## What needs to be done
Pictures aside, quote the whole listing exactly.

## Provided material
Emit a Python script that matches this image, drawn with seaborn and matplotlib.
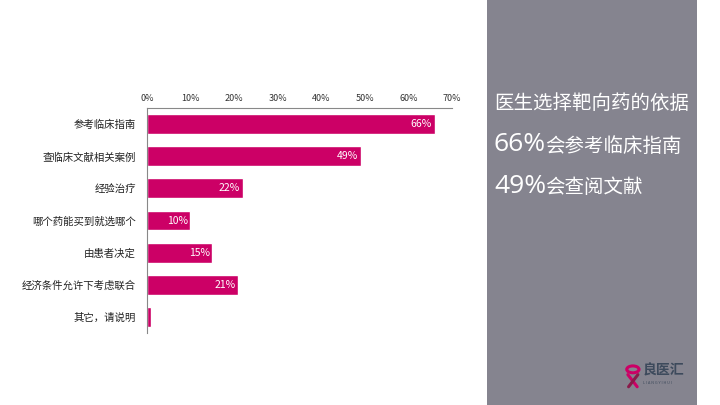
import matplotlib
matplotlib.use('Agg')
import matplotlib.pyplot as plt
from matplotlib.text import Annotation
import seaborn as sns
import pandas as pd

# data
categories = ['参考临床指南', '查临床文献相关案例', '经验治疗', '哪个药能买到就选哪个',
              '由患者决定', '经济条件允许下考虑联合', '其它，请说明']
values = [66, 49, 22, 10, 15, 21, 1]
tick_values = [0, 10, 20, 30, 40, 50, 60, 70]
tick_labels = ['0%', '10%', '20%', '30%', '40%', '50%', '60%', '70%']

df = pd.DataFrame({'reason': categories, 'pct': values})

sns.set_theme(style='white')
plt.rcParams['font.family'] = ['Noto Sans CJK SC', 'DejaVu Sans']

bar_color = '#CC0066'
panel_color = '#85848F'

fig = plt.figure(figsize=(7.2, 4.05), dpi=100)
fig.patch.set_facecolor('white')

# grey side panel
fig.patches.append(plt.Rectangle((0.676, 0), 0.292, 1, transform=fig.transFigure,
                                 facecolor=panel_color, edgecolor='none', zorder=-1))

ax = fig.add_axes([0.204, 0.178, 0.424, 0.555])
sns.barplot(data=df, x='pct', y='reason', color=bar_color, saturation=1,
            width=0.62, ax=ax)

ax.set_xlim(0, 70)
ax.set_xticks(tick_values)
ax.set_xticklabels(tick_labels, fontsize=6.5, color='#333333')
ax.xaxis.tick_top()
ax.tick_params(axis='x', length=0, pad=4)
ax.tick_params(axis='y', length=0, pad=8, labelsize=7.5, labelcolor='#222222')
ax.set_xlabel('')
ax.set_ylabel('')
for side in ['right', 'bottom']:
    ax.spines[side].set_visible(False)
for side in ['top', 'left']:
    ax.spines[side].set_color('#888888')
    ax.spines[side].set_linewidth(0.8)

# value labels inside the bars
for i, v in enumerate(values):
    if v >= 5:
        ax.text(v - 0.6, i, f'{v}%', color='white', fontsize=7.5,
                ha='right', va='center')

# panel texts
fig.text(0.686, 0.744, '医生选择靶向药的依据', color='white', fontsize=14,
         ha='left', va='center')
for y, num, rest in [(0.642, '66%', '会参考临床指南'), (0.54, '49%', '会查阅文献')]:
    t = fig.text(0.686, y, num, color='white', fontsize=19,
                 ha='left', va='center', family=['Open Sans', 'DejaVu Sans'])
    fig.add_artist(Annotation(rest, xy=(0.98, 0.45), xycoords=t, color='white',
                              fontsize=14, ha='left', va='center'))

# logo
fig.text(0.892, 0.084, '良医汇', color='#3d4a5c', fontsize=10,
         ha='left', va='center', fontweight='bold')
fig.text(0.893, 0.055, 'L I A N G Y I H U I', color='#3d4a5c', fontsize=2.8,
         ha='left', va='center')
fig.patches.append(matplotlib.patches.Circle((0.879, 0.088), 0.0085,
                   transform=fig.transFigure, fill=False, edgecolor=bar_color,
                   linewidth=2.2, zorder=3))
fig.lines.append(plt.Line2D([0.872, 0.885], [0.075, 0.045], transform=fig.transFigure,
                            color=bar_color, linewidth=2.2, zorder=3))
fig.lines.append(plt.Line2D([0.886, 0.873], [0.075, 0.045], transform=fig.transFigure,
                            color='#8a1a4a', linewidth=2.2, zorder=3))

fig.savefig('out.png', dpi=100)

## Answer to the problem
Emit a Python script that matches this image, drawn with seaborn and matplotlib.
import matplotlib
matplotlib.use('Agg')
import matplotlib.pyplot as plt
from matplotlib.text import Annotation
import seaborn as sns
import pandas as pd

# data
categories = ['参考临床指南', '查临床文献相关案例', '经验治疗', '哪个药能买到就选哪个',
              '由患者决定', '经济条件允许下考虑联合', '其它，请说明']
values = [66, 49, 22, 10, 15, 21, 1]
tick_values = [0, 10, 20, 30, 40, 50, 60, 70]
tick_labels = ['0%', '10%', '20%', '30%', '40%', '50%', '60%', '70%']

df = pd.DataFrame({'reason': categories, 'pct': values})

sns.set_theme(style='white')
plt.rcParams['font.family'] = ['Noto Sans CJK SC', 'DejaVu Sans']

bar_color = '#CC0066'
panel_color = '#85848F'

fig = plt.figure(figsize=(7.2, 4.05), dpi=100)
fig.patch.set_facecolor('white')

# grey side panel
fig.patches.append(plt.Rectangle((0.676, 0), 0.292, 1, transform=fig.transFigure,
                                 facecolor=panel_color, edgecolor='none', zorder=-1))

ax = fig.add_axes([0.204, 0.178, 0.424, 0.555])
sns.barplot(data=df, x='pct', y='reason', color=bar_color, saturation=1,
            width=0.62, ax=ax)

ax.set_xlim(0, 70)
ax.set_xticks(tick_values)
ax.set_xticklabels(tick_labels, fontsize=6.5, color='#333333')
ax.xaxis.tick_top()
ax.tick_params(axis='x', length=0, pad=4)
ax.tick_params(axis='y', length=0, pad=8, labelsize=7.5, labelcolor='#222222')
ax.set_xlabel('')
ax.set_ylabel('')
for side in ['right', 'bottom']:
    ax.spines[side].set_visible(False)
for side in ['top', 'left']:
    ax.spines[side].set_color('#888888')
    ax.spines[side].set_linewidth(0.8)

# value labels inside the bars
for i, v in enumerate(values):
    if v >= 5:
        ax.text(v - 0.6, i, f'{v}%', color='white', fontsize=7.5,
                ha='right', va='center')

# panel texts
fig.text(0.686, 0.744, '医生选择靶向药的依据', color='white', fontsize=14,
         ha='left', va='center')
for y, num, rest in [(0.642, '66%', '会参考临床指南'), (0.54, '49%', '会查阅文献')]:
    t = fig.text(0.686, y, num, color='white', fontsize=19,
                 ha='left', va='center', family=['Open Sans', 'DejaVu Sans'])
    fig.add_artist(Annotation(rest, xy=(0.98, 0.45), xycoords=t, color='white',
                              fontsize=14, ha='left', va='center'))

# logo
fig.text(0.892, 0.084, '良医汇', color='#3d4a5c', fontsize=10,
         ha='left', va='center', fontweight='bold')
fig.text(0.893, 0.055, 'L I A N G Y I H U I', color='#3d4a5c', fontsize=2.8,
         ha='left', va='center')
fig.patches.append(matplotlib.patches.Circle((0.879, 0.088), 0.0085,
                   transform=fig.transFigure, fill=False, edgecolor=bar_color,
                   linewidth=2.2, zorder=3))
fig.lines.append(plt.Line2D([0.872, 0.885], [0.075, 0.045], transform=fig.transFigure,
                            color=bar_color, linewidth=2.2, zorder=3))
fig.lines.append(plt.Line2D([0.886, 0.873], [0.075, 0.045], transform=fig.transFigure,
                            color='#8a1a4a', linewidth=2.2, zorder=3))

fig.savefig('out.png', dpi=100)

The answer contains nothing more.